A mini-general election will be upon us in February as five states go to the polls. Given the high-pitched outpourings on the electronic media around the anti-corruption campaign and the live coverage of the proceedings in the Lok Sabha and the Rajya Sabha on the Lokpal Bill, we have been led to believe that corruption will be one of the key issues in the elections. The anti-corruption crusaders, led by Anna Hazare, have promised to put all their vaunted strength, now somewhat dented by the feeble response to their last campaign, to ensure the defeat of the Congress Party for bringing in a weak Lokpal Bill. But will corruption actually be a determining factor?

Given the pattern of voting over the last decade and more, it is clear that the Indian voter is not lured by catchy slogans or media campaigns.
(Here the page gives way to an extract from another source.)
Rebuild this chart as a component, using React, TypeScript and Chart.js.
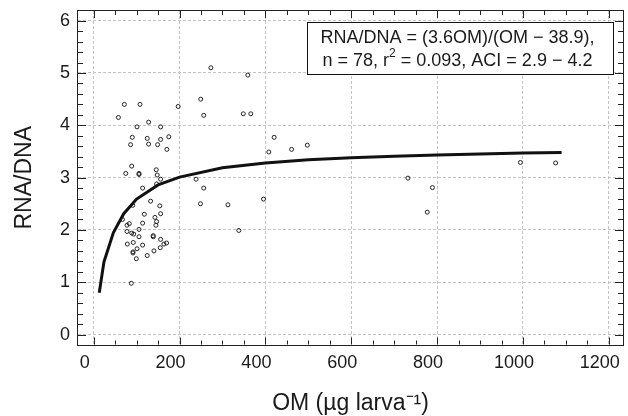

This was especially evident during the 2004 general elections when the National Democratic Alliance’s India Shining campaign failed to bring it back to power. An obvious message from that spectacular failure was that success on the hustings in India depends on a whole host of local factors and is determined by what voters see on the ground and not by an apparent hawa that only psephologists and media commentators seem to sense. So corruption might be an issue in television studios and on talk shows, but it does not necessarily translate into voter choice on the ground.